- _TO DO_
Pictures must not be retyped. Return exactly the lines from the one with "Emit a LaTeX" through the one with "size=12pt] (nKeyOff) at", both included, and no others.

### RECORDED DATA

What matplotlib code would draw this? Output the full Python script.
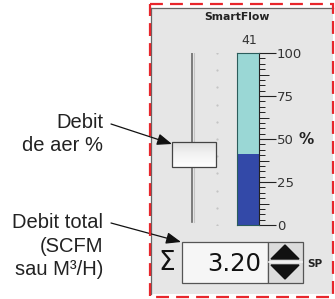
import numpy as np
import matplotlib
matplotlib.use("Agg")
import matplotlib.pyplot as plt
from matplotlib.patches import Rectangle, Polygon

# values shown on the panel
title = "SmartFlow"
flow_pct = 41            # gauge reading
slider_pct = 41          # slider handle position
scale_ticks = [0, 25, 50, 75, 100]
scale_labels = ["0", "25", "50", "75", "100"]
slider_marks = [0, 10, 20, 30, 40, 50, 60, 70, 80, 90, 100]
total_flow = 3.20
label_air = "Debit\nde aer %"
label_total = "Debit total\n(SCFM\nsau M³/H)"

W, H = 335, 299
fig = plt.figure(figsize=(W / 100, H / 100), dpi=100)
fig.patch.set_facecolor("white")


def fpos(x0, y0, x1, y1):
    return [x0 / W, 1 - y1 / H, (x1 - x0) / W, (y1 - y0) / H]


ax = fig.add_axes([0, 0, 1, 1])
ax.set_xlim(0, W)
ax.set_ylim(H, 0)
ax.axis("off")

# grey panel + red dashed frame
ax.add_patch(Rectangle((151, 8), 182, 286, facecolor="#e6e6e6", edgecolor="none"))
ax.plot([151, 151], [8, 294], color="#666666", lw=0.9)
ax.plot([151, 333], [8, 8], color="#666666", lw=0.9)
ax.add_patch(Rectangle((150, 4), 182.5, 293, fill=False, edgecolor="#e8262c",
                       lw=1.6, linestyle=(0, (5.8, 3.2)), zorder=5))

ax.text(237, 17, title, ha="center", va="center", fontsize=7.8, fontweight="bold",
        family="DejaVu Sans", color="#222222")
ax.text(249, 41, str(flow_pct), ha="center", va="center", fontsize=9,
        family="DejaVu Sans", color="#333333")
ax.text(306, 139, "%", ha="center", va="center", fontsize=11, fontweight="bold",
        family="DejaVu Sans", color="#222222")

# value box with spinner
ax.text(167, 263, "Σ", ha="center", va="center", fontsize=19, family="DejaVu Sans",
        color="#111111")
ax.add_patch(Rectangle((182, 242), 86, 41, facecolor="#f6f6f6", edgecolor="#555555", lw=0.9))
ax.add_patch(Rectangle((268, 242), 35, 41, facecolor="#dcdcdc", edgecolor="#555555", lw=0.9))
ax.add_patch(Polygon([(271, 259), (299, 259), (285, 245)], closed=True, color="#111111"))
ax.add_patch(Polygon([(271, 265), (299, 265), (285, 279)], closed=True, color="#111111"))
ax.plot([269, 302], [262, 262], color="#f4f4f4", lw=1.2)
ax.text(261, 264, f"{total_flow:.2f}", ha="right", va="center", fontsize=17.5,
        family="DejaVu Sans", color="#111111")
ax.text(315, 264, "SP", ha="center", va="center", fontsize=7.5, fontweight="bold",
        family="DejaVu Sans", color="#222222")

# callouts on the left
ax.text(103, 134, label_air, ha="right", va="center", fontsize=14.5,
        family="Liberation Sans", color="#222222", linespacing=1.3)
ax.text(103, 246, label_total, ha="right", va="center", fontsize=14.5,
        family="Liberation Sans", color="#222222", linespacing=1.3)
arrow = dict(arrowstyle="-|>,head_length=0.9,head_width=0.35", color="#111111", lw=0.9,
             shrinkA=0, shrinkB=0)
ax.annotate("", xy=(172, 144), xytext=(111, 124), arrowprops=arrow)
ax.annotate("", xy=(181, 242), xytext=(111, 223), arrowprops=arrow)

# slider
sl = fig.add_axes(fpos(165, 53, 230, 225))
sl.set_xlim(165, 230)
sl.set_ylim(0, 100)
sl.axis("off")
sl.patch.set_alpha(0)
sl.plot([192.5, 192.5], [1.5, 100.5], color="#6a6a6a", lw=1.2)
sl.plot([194, 194], [1.5, 100.5], color="#c4c4c4", lw=0.8)
sl.scatter([217] * len(slider_marks), slider_marks, s=2.5, color="#c4c4c4", linewidths=0)
grad = np.linspace(1, 0, 20).reshape(-1, 1)
sl.imshow(grad, cmap="Greys_r", vmin=-4, vmax=1.05, aspect="auto",
          extent=(172, 216, slider_pct - 7, slider_pct + 7), origin="lower", zorder=3)
sl.add_patch(Rectangle((172, slider_pct - 7), 44, 14, fill=False, edgecolor="#444444",
                       lw=0.9, zorder=4))
sl.set_xlim(165, 230)
sl.set_ylim(0, 100)

# gauge
g = fig.add_axes(fpos(237, 53, 259, 225))
g.bar([0], [100], width=1, color="#9ad7d5", edgecolor="none")
g.bar([0], [flow_pct], width=1, color="#3349a8", edgecolor="none")
g.set_xlim(-0.5, 0.5)
g.set_ylim(0, 100)
g.set_xticks([])
g.yaxis.tick_right()
g.set_yticks(scale_ticks)
g.set_yticklabels(scale_labels)
g.set_yticks(np.arange(0, 100.1, 3.125), minor=True)
g.tick_params(axis="y", which="major", length=12.5, width=0.8, pad=0.3, labelsize=9.5,
              labelcolor="#333333", color="#222222")
g.tick_params(axis="y", which="minor", length=4.5, width=0.7, color="#222222")
for s in ["left", "top", "bottom"]:
    g.spines[s].set_color("#2c5d5c")
    g.spines[s].set_linewidth(0.8)
g.spines["right"].set_color("#222222")
g.spines["right"].set_linewidth(0.8)
for lab in g.get_yticklabels():
    lab.set_family("DejaVu Sans")

mid = g.secondary_yaxis("right")
mid.set_yticks([12.5, 37.5, 62.5, 87.5])
mid.set_yticklabels([])
mid.tick_params(length=7, width=0.7, color="#222222")
mid.spines["right"].set_visible(False)

fig.savefig("out.png", dpi=100)
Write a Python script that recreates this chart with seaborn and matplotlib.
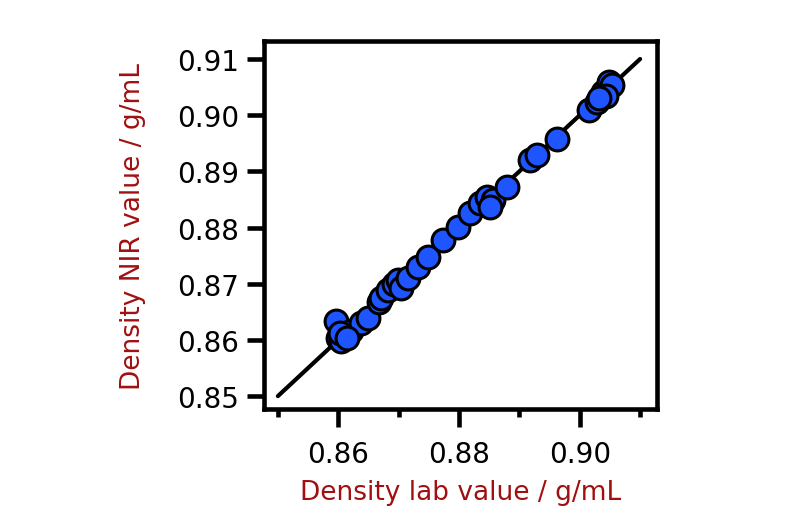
# Density NIR vs lab – parity plot
import seaborn as sns
import pandas as pd
import matplotlib.pyplot as plt
from matplotlib.ticker import MultipleLocator

# lab values (x) and NIR predictions (y)
lab_value = [0.8597, 0.8600, 0.8605, 0.8610, 0.8621, 0.8638, 0.8649,
             0.8603, 0.8615, 0.8668,
             0.8671, 0.8682, 0.8692, 0.8699, 0.8704, 0.8715, 0.8732,
             0.8748, 0.8774, 0.8798, 0.8819, 0.8835, 0.8847, 0.8857,
             0.8852, 0.8880, 0.8918, 0.8929, 0.8962, 0.9016, 0.9028,
             0.9038, 0.9049, 0.9054, 0.9044, 0.9032]
nir_value = [0.8634, 0.8604, 0.8598, 0.8611, 0.8616, 0.8630, 0.8639,
             0.8612, 0.8603, 0.8668,
             0.8675, 0.8688, 0.8700, 0.8706, 0.8693, 0.8711, 0.8729,
             0.8747, 0.8777, 0.8801, 0.8826, 0.8844, 0.8854, 0.8849,
             0.8837, 0.8872, 0.8921, 0.8930, 0.8957, 0.9010, 0.9023,
             0.9041, 0.9059, 0.9053, 0.9034, 0.9030]
ideal_line = [0.85, 0.91]

x_ticks = [0.86, 0.88, 0.90]
y_ticks = [0.85, 0.86, 0.87, 0.88, 0.89, 0.90, 0.91]

df = pd.DataFrame({"lab": lab_value, "nir": nir_value})
line_df = pd.DataFrame({"x": ideal_line, "y": ideal_line})

sns.set_style("ticks")
plt.rcParams["font.family"] = ["DejaVu Sans"]

label_red = "#A01010"
fig = plt.figure(figsize=(8, 5.1), dpi=100)
ax = fig.add_axes([0.33, 0.196, 0.49125, 0.7216])

sns.lineplot(data=line_df, x="x", y="y", color="black", linewidth=3.0, ax=ax, zorder=1)
sns.scatterplot(data=df, x="lab", y="nir", s=270, color="#1E55FF",
                edgecolor="black", linewidth=2.2, ax=ax, zorder=2)

ax.set_xlim(0.8477, 0.9128)
ax.set_ylim(0.8477, 0.9132)

for sp in ax.spines.values():
    sp.set_linewidth(3.3)
    sp.set_color("black")

# y axis
ax.set_yticks(y_ticks)
ax.set_yticklabels([f"{v:.2f}" for v in y_ticks])
ax.tick_params(axis="y", direction="out", length=12, width=3.3, pad=6,
               labelsize=20, colors="black")
ax.set_ylabel("Density NIR value / g/mL", fontsize=19, color=label_red, labelpad=22)

# x axis
ax.set_xticks(x_ticks)
ax.set_xticklabels([f"{v:.2f}" for v in x_ticks])
ax.xaxis.set_minor_locator(MultipleLocator(0.01))
ax.tick_params(axis="x", which="major", direction="out", length=13, width=3.3,
               pad=9, labelsize=20, colors="black")
ax.tick_params(axis="x", which="minor", bottom=True, direction="out", length=6,
               width=3.3, colors="black")
ax.set_xlabel("Density lab value / g/mL", fontsize=19, color=label_red, labelpad=8)

fig.savefig("out.png", dpi=100)
plt.close(fig)
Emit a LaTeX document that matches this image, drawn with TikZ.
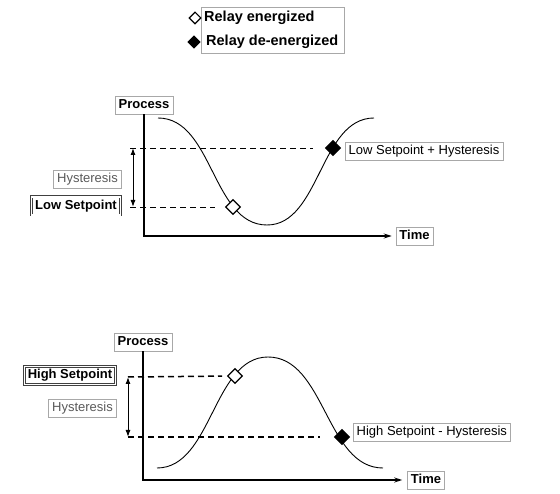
\documentclass[tikz,border=0pt]{standalone}
\usepackage{fontspec}
\setmainfont{Liberation Sans}
\usetikzlibrary{arrows.meta, positioning, fit, shapes.geometric}
\definecolor{boxgray}{HTML}{A8A8A8}
\definecolor{txtgray}{HTML}{5A5A5A}
\tikzset{
  lblbox/.style={draw=boxgray,fill=white,inner xsep=3.5pt,inner ysep=3pt,text height=9.5pt,text depth=2.7pt,font=\fontsize{13}{15}\selectfont},
  axlbl/.style={lblbox,font=\fontsize{13}{15}\selectfont\bfseries},
  setbox/.style={axlbl,draw=black!75,double=white,double distance=1.4pt,line width=0.7pt},
  gaplbl/.style={lblbox,text=txtgray},
  keytxt/.style={anchor=west,inner sep=0pt,font=\fontsize{14.5}{16}\selectfont\bfseries},
  onmark/.style={diamond,draw=black,fill=white,line width=1.1pt,minimum size=15pt,inner sep=0pt},
  offmark/.style={onmark,fill=black},
  axisline/.style={-{Stealth[length=8pt,width=5pt]},line width=1.2pt},
  lvlA/.style={dash pattern=on 6pt off 4pt,line width=0.7pt},
  lvlB/.style={dash pattern=on 6pt off 4pt,line width=1.5pt},
  hyst/.style={{Latex[length=7pt,width=5pt]}-{Latex[length=7pt,width=5pt]},line width=1pt},
  wave/.style={line width=0.9pt},
}

\begin{document}
\begin{tikzpicture}[x=1pt,y=-1pt]
  \useasboundingbox (0,0) rectangle (560,494);
  % legend
  \node[draw=boxgray,minimum width=143pt,minimum height=46pt] (nLegend) at (272.5,30) {};
  \node[keytxt] (nEnerg) at (204,18) {Relay energized};
  \node[keytxt] (nDeEnerg) at (206,42) {Relay de-energized};
  \node[onmark,minimum size=12pt] (nKeyOn) at (195,18) {};
  \node[offmark,minimum size=12pt] (nKeyOff) at (194,42) {};

  % low setpoint chart
  \draw[wave] (158,118) .. controls (213,118) and (212,225) .. (267,225)
    .. controls (320,225) and (320,118) .. (374,118);
  \node[axlbl] (nProcA) at (144,105) {Process};
  \node[axlbl] (nTimeA) at (414.5,236) {Time};
  \draw[axisline,shorten >=4pt] (nProcA.south) |- (nTimeA.west);
  \coordinate (hiA) at (130,148);
  \coordinate (loA) at (130,207);
  \node[offmark] (nOffA) at (333,148) {};
  \node[onmark] (nOnA) at (233,207) {};
  \draw[lvlA,shorten >=12pt] (hiA) -- (nOffA);
  \draw[lvlA,shorten >=10pt] (loA) -- (nOnA);
  \draw[hyst] ([xshift=3pt]hiA) -- ([xshift=3pt]loA);
  \node[gaplbl] (nHystA) at (87.5,179.5) {Hysteresis};
  \node[setbox] (nLowSP) at (76,206) {Low Setpoint};
  \node[lblbox,anchor=west] (nLowHyst) at (345,151) {Low Setpoint + Hysteresis};

  % high setpoint chart
  \draw[wave] (157,468) .. controls (212,468) and (213,357) .. (268,357)
    .. controls (325,357) and (326,468) .. (383,468);
  \node[axlbl] (nProcB) at (143,342) {Process};
  \node[axlbl] (nTimeB) at (426,480) {Time};
  \draw[axisline,shorten >=5pt] (nProcB.south) |- (nTimeB.west);
  \coordinate (hiB) at (128,377);
  \coordinate (loB) at (128,437);
  \node[onmark] (nOnB) at (235,376) {};
  \node[offmark] (nOffB) at (342,437) {};
  \draw[lvlB,shorten >=5pt] (hiB) -- (nOnB);
  \draw[lvlB,shorten >=14pt] (loB) -- (nOffB);
  \draw[hyst] (hiB) -- (loB);
  \node[setbox] (nHighSP) at (70,375.5) {High Setpoint};
  \node[gaplbl] (nHystB) at (82.5,408.5) {Hysteresis};
  \node[lblbox,anchor=west] (nHighHyst) at (353,432.5) {High Setpoint - Hysteresis};
\end{tikzpicture}
\end{document}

######

- _COMPLETE RESPONSE_
Emit a LaTeX document that matches this image, drawn with TikZ.
\documentclass[tikz,border=0pt]{standalone}
\usepackage{fontspec}
\setmainfont{Liberation Sans}
\usetikzlibrary{arrows.meta, positioning, fit, shapes.geometric}
\definecolor{boxgray}{HTML}{A8A8A8}
\definecolor{txtgray}{HTML}{5A5A5A}
\tikzset{
  lblbox/.style={draw=boxgray,fill=white,inner xsep=3.5pt,inner ysep=3pt,text height=9.5pt,text depth=2.7pt,font=\fontsize{13}{15}\selectfont},
  axlbl/.style={lblbox,font=\fontsize{13}{15}\selectfont\bfseries},
  setbox/.style={axlbl,draw=black!75,double=white,double distance=1.4pt,line width=0.7pt},
  gaplbl/.style={lblbox,text=txtgray},
  keytxt/.style={anchor=west,inner sep=0pt,font=\fontsize{14.5}{16}\selectfont\bfseries},
  onmark/.style={diamond,draw=black,fill=white,line width=1.1pt,minimum size=15pt,inner sep=0pt},
  offmark/.style={onmark,fill=black},
  axisline/.style={-{Stealth[length=8pt,width=5pt]},line width=1.2pt},
  lvlA/.style={dash pattern=on 6pt off 4pt,line width=0.7pt},
  lvlB/.style={dash pattern=on 6pt off 4pt,line width=1.5pt},
  hyst/.style={{Latex[length=7pt,width=5pt]}-{Latex[length=7pt,width=5pt]},line width=1pt},
  wave/.style={line width=0.9pt},
}

\begin{document}
\begin{tikzpicture}[x=1pt,y=-1pt]
  \useasboundingbox (0,0) rectangle (560,494);
  % legend
  \node[draw=boxgray,minimum width=143pt,minimum height=46pt] (nLegend) at (272.5,30) {};
  \node[keytxt] (nEnerg) at (204,18) {Relay energized};
  \node[keytxt] (nDeEnerg) at (206,42) {Relay de-energized};
  \node[onmark,minimum size=12pt] (nKeyOn) at (195,18) {};
  \node[offmark,minimum size=12pt] (nKeyOff) at (194,42) {};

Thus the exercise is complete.